** start Task material **

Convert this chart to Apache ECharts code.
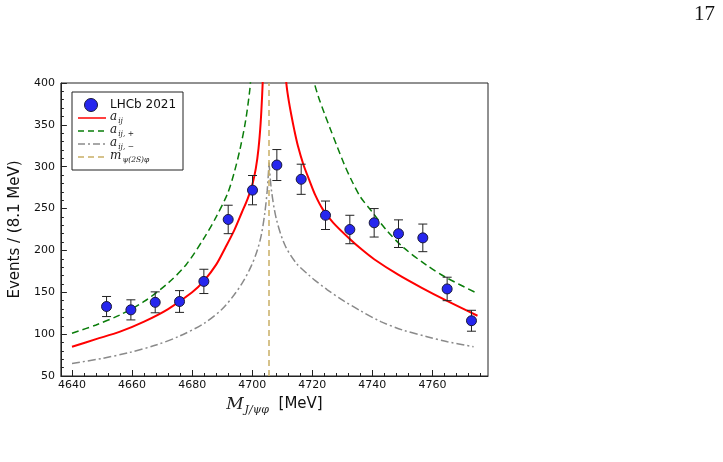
<!DOCTYPE html>
<html>
<head>
<meta charset="utf-8">
<script src="https://cdn.jsdelivr.net/npm/echarts@6/dist/echarts.min.js"></script>
<style>
html, body { margin: 0; padding: 0; background: #fff; }
#main { width: 723px; height: 462px; }
</style>
</head>
<body>
<div id="main"></div>
<script>
// LHCb 2021 points (bin centres, MeV)
var mass = [4651.5, 4659.6, 4667.7, 4675.8, 4683.9, 4692.0, 4700.1, 4708.2,
            4716.3, 4724.4, 4732.5, 4740.6, 4748.7, 4756.8, 4764.9, 4773.0];
var events = [133, 129, 138, 139, 163, 237, 272, 302, 285, 242, 225, 233, 220, 215, 154, 116];
var errors = [12, 12, 12.5, 13, 14.5, 17, 17.5, 18.5, 18, 17, 17, 17, 16.5, 16.5, 14, 12.5];

// curves, [mass, events]
var aijLeft = [[4640, 85], [4648, 94], [4656, 103], [4664, 115], [4672, 130], [4680, 150],
  [4684, 164], [4688, 183], [4691, 203], [4694, 224], [4696.5, 245], [4698.5, 262],
  [4700, 278], [4701.2, 298], [4702.1, 322], [4702.8, 352], [4703.3, 385], [4703.7, 420]];
var aijRight = [[4711.0, 415], [4711.5, 395], [4712.2, 378], [4713, 362], [4714, 344],
  [4715.2, 325], [4717, 303], [4719, 284], [4721, 266], [4723.5, 249], [4727, 233],
  [4732.4, 214], [4736.5, 201], [4740.6, 189.5], [4748.6, 171], [4756.6, 155],
  [4764.7, 140], [4775, 122]];
var aijPlusLeft = [[4640, 101], [4648, 111], [4656, 123], [4664, 139], [4672, 161],
  [4678, 183], [4684, 215], [4688, 240], [4691.8, 268], [4694, 293], [4696, 322],
  [4697.8, 355], [4699.2, 392], [4699.6, 410]];
var aijPlusRight = [[4720.3, 410], [4720.7, 400], [4722, 384], [4724, 364], [4726, 345],
  [4728.4, 323], [4730.5, 304], [4732.9, 285], [4736, 264], [4739.5, 248], [4745, 223],
  [4750.5, 203], [4758.2, 182], [4764.9, 167], [4774.8, 149]];
var aijMinusLeft = [[4640, 65], [4650, 71], [4659, 78], [4668, 87], [4676, 98], [4684, 113],
  [4690, 130], [4694, 147], [4697, 163], [4699.5, 180], [4701.5, 198], [4703, 218],
  [4704.2, 245], [4705, 272], [4705.6, 305]];
var aijMinusRight = [[4705.6, 305], [4706.4, 272], [4708, 238], [4710.8, 207],
  [4714.6, 185], [4719, 170], [4721, 164], [4725, 153], [4730.6, 139.5], [4736, 128],
  [4742.8, 115], [4750, 105], [4758.2, 97], [4765, 91], [4773.7, 85]];
var threshold = 4705.6; // m_psi(2S) + m_phi

var xTicks = [4640, 4660, 4680, 4700, 4720, 4740, 4760];
var xMinor = [];
for (var t = 4644; t < 4778; t += 4) {
  if (xTicks.indexOf(t) < 0) xMinor.push(t);
}

var myChart = echarts.init(document.getElementById('main'));

var sans = 'DejaVu Sans';
var serif = 'DejaVu Serif';

function curve(name, data, color, width, type) {
  return {
    name: name,
    type: 'line',
    data: data,
    smooth: 0.3,
    showSymbol: false,
    symbol: 'none',
    clip: true,
    silent: true,
    lineStyle: { color: color, width: width, type: type },
    z: 3
  };
}

var errData = mass.map(function (m, i) {
  return [m, events[i] - errors[i], events[i] + errors[i]];
});

var subRich = {
  a: { fontFamily: serif, fontStyle: 'italic', fontSize: 12, fill: '#222' },
  s: { fontFamily: serif, fontStyle: 'italic', fontSize: 7.5, fill: '#222', padding: [8, 0, 0, 1] }
};

var option = {
  animation: false,
  backgroundColor: '#fff',
  grid: {
    left: 58, top: 83, width: 430, height: 293,
    show: true, borderColor: '#222', borderWidth: 1, backgroundColor: 'transparent'
  },
  xAxis: [{
    type: 'value',
    min: 4636.3,
    max: 4778.5,
    name: '{m|M}{s|J/ψφ}{u|  [MeV]}',
    nameLocation: 'middle',
    nameGap: 11,
    nameTextStyle: {
      rich: {
        m: { fontFamily: serif, fontStyle: 'italic', fontSize: 17, color: '#222' },
        s: { fontFamily: serif, fontStyle: 'italic', fontSize: 11, color: '#222', padding: [12, 0, 0, 1] },
        u: { fontFamily: sans, fontSize: 15, color: '#111' }
      }
    },
    axisLine: { lineStyle: { color: '#222', width: 1 } },
    axisTick: { inside: true, length: 6, customValues: xTicks, lineStyle: { color: '#222' } },
    axisLabel: {
      customValues: xTicks, fontFamily: sans, fontSize: 11, color: '#111', margin: 4,
      formatter: function (v) { return String(v); }
    },
    splitLine: { show: false }
  }, {
    type: 'value',
    min: 4636.3,
    max: 4778.5,
    position: 'bottom',
    axisLine: { show: false },
    axisTick: { inside: true, length: 3, customValues: xMinor, lineStyle: { color: '#222' } },
    axisLabel: { show: false },
    splitLine: { show: false }
  }],
  yAxis: {
    type: 'value',
    min: 50,
    max: 400,
    interval: 50,
    name: 'Events / (8.1 MeV)',
    nameLocation: 'middle',
    nameGap: 37,
    nameTextStyle: { fontFamily: sans, fontSize: 15, color: '#111' },
    axisLine: { show: true, lineStyle: { color: '#222', width: 1 } },
    axisTick: { show: true, inside: true, length: 6, lineStyle: { color: '#222' } },
    minorTick: { show: true, splitNumber: 5, length: 3, lineStyle: { color: '#222' } },
    axisLabel: { fontFamily: sans, fontSize: 11, color: '#111', margin: 6 },
    splitLine: { show: false }
  },
  series: [
    curve('aij', aijLeft, '#ff0000', 2, 'solid'),
    curve('aij', aijRight, '#ff0000', 2, 'solid'),
    curve('aij+', aijPlusLeft, '#0a7d0a', 1.5, [7, 4]),
    curve('aij+', aijPlusRight, '#0a7d0a', 1.5, [7, 4]),
    curve('aij-', aijMinusLeft, '#8a8a8a', 1.5, [8, 3, 2, 3]),
    curve('aij-', aijMinusRight, '#8a8a8a', 1.5, [8, 3, 2, 3]),
    {
      name: 'threshold',
      type: 'line',
      data: [],
      markLine: {
        silent: true,
        symbol: 'none',
        label: { show: false },
        lineStyle: { color: '#c9ae66', width: 1.5, type: [6, 4] },
        data: [{ xAxis: threshold }]
      }
    },
    {
      name: 'err',
      type: 'custom',
      data: errData,
      z: 4,
      renderItem: function (params, api) {
        var x = api.value(0);
        var top = api.coord([x, api.value(2)]);
        var bot = api.coord([x, api.value(1)]);
        var w = 4.5;
        var st = { stroke: '#222', lineWidth: 1 };
        return {
          type: 'group',
          children: [
            { type: 'line', shape: { x1: top[0], y1: top[1], x2: bot[0], y2: bot[1] }, style: st },
            { type: 'line', shape: { x1: top[0] - w, y1: top[1], x2: top[0] + w, y2: top[1] }, style: st },
            { type: 'line', shape: { x1: bot[0] - w, y1: bot[1], x2: bot[0] + w, y2: bot[1] }, style: st }
          ]
        };
      }
    },
    {
      name: 'LHCb 2021',
      type: 'scatter',
      data: mass.map(function (m, i) { return [m, events[i]]; }),
      symbolSize: 10,
      z: 5,
      itemStyle: { color: '#2626ee', borderColor: '#1a1a3a', borderWidth: 1, opacity: 1 }
    }
  ],
  graphic: [
    // page number
    { type: 'text', left: 694, top: 4, style: { text: '17', font: '21px "Liberation Serif"', fill: '#111' } },
    // legend box
    { type: 'rect', shape: { x: 72, y: 92, width: 111, height: 78 }, style: { fill: '#fff', stroke: '#222', lineWidth: 1 }, z: 10 },
    { type: 'circle', shape: { cx: 91, cy: 105, r: 6.5 }, style: { fill: '#2626ee', stroke: '#1a1a3a', lineWidth: 1 }, z: 11 },
    { type: 'text', x: 110, y: 105, style: { text: 'LHCb 2021', font: '12px "DejaVu Sans"', fill: '#111', verticalAlign: 'middle' }, z: 11 },
    { type: 'line', shape: { x1: 78, y1: 118, x2: 106, y2: 118 }, style: { stroke: '#ff0000', lineWidth: 1.5 }, z: 11 },
    { type: 'line', shape: { x1: 78, y1: 131, x2: 106, y2: 131 }, style: { stroke: '#0a7d0a', lineWidth: 1.5, lineDash: [6, 4] }, z: 11 },
    { type: 'line', shape: { x1: 78, y1: 144, x2: 106, y2: 144 }, style: { stroke: '#8a8a8a', lineWidth: 1.5, lineDash: [7, 3, 2, 3] }, z: 11 },
    { type: 'line', shape: { x1: 78, y1: 157, x2: 106, y2: 157 }, style: { stroke: '#c9ae66', lineWidth: 1.5, lineDash: [6, 4] }, z: 11 },
    { type: 'text', x: 110, y: 117, z: 11, style: { text: '{a|a}{s|ij}', verticalAlign: 'middle', rich: subRich } },
    { type: 'text', x: 110, y: 130, z: 11, style: { text: '{a|a}{s|ij, +}', verticalAlign: 'middle', rich: subRich } },
    { type: 'text', x: 110, y: 143, z: 11, style: { text: '{a|a}{s|ij, −}', verticalAlign: 'middle', rich: subRich } },
    { type: 'text', x: 110, y: 156, z: 11, style: { text: '{a|m}{s|ψ(2S)φ}', verticalAlign: 'middle', rich: subRich } }
  ]
};

myChart.setOption(option);
window.addEventListener('resize', function () {
  myChart.resize();
});
</script>
</body>
</html>
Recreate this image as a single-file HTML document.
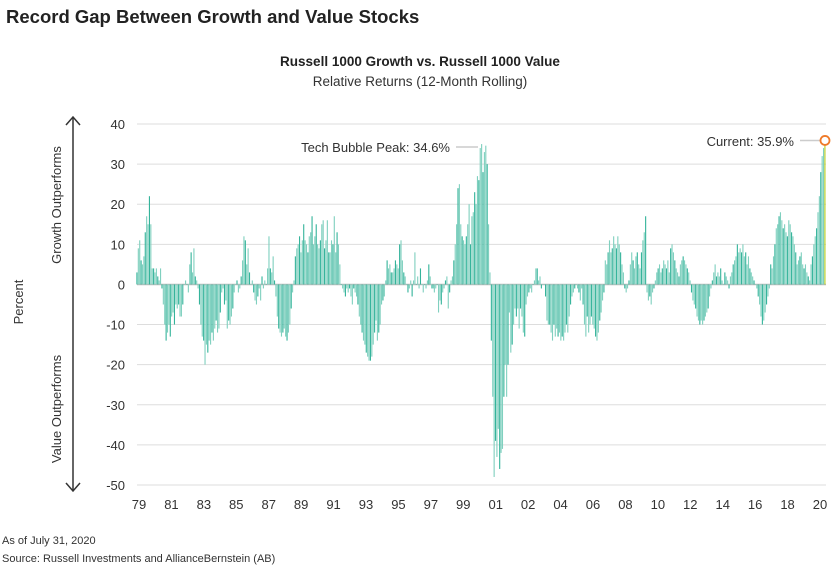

** end Task material **

Directions for this task -
Repeat the records above exactly, from the first line through the line that contains "16.5, 14, 12.5];", and leave out the pictures.

Exercise solution -
Convert this chart to Apache ECharts code.
<!DOCTYPE html>
<html>
<head>
<meta charset="utf-8">
<script src="https://cdn.jsdelivr.net/npm/echarts@6/dist/echarts.min.js"></script>
<style>
html, body { margin: 0; padding: 0; background: #fff; }
#main { width: 723px; height: 462px; }
</style>
</head>
<body>
<div id="main"></div>
<script>
// LHCb 2021 points (bin centres, MeV)
var mass = [4651.5, 4659.6, 4667.7, 4675.8, 4683.9, 4692.0, 4700.1, 4708.2,
            4716.3, 4724.4, 4732.5, 4740.6, 4748.7, 4756.8, 4764.9, 4773.0];
var events = [133, 129, 138, 139, 163, 237, 272, 302, 285, 242, 225, 233, 220, 215, 154, 116];
var errors = [12, 12, 12.5, 13, 14.5, 17, 17.5, 18.5, 18, 17, 17, 17, 16.5, 16.5, 14, 12.5];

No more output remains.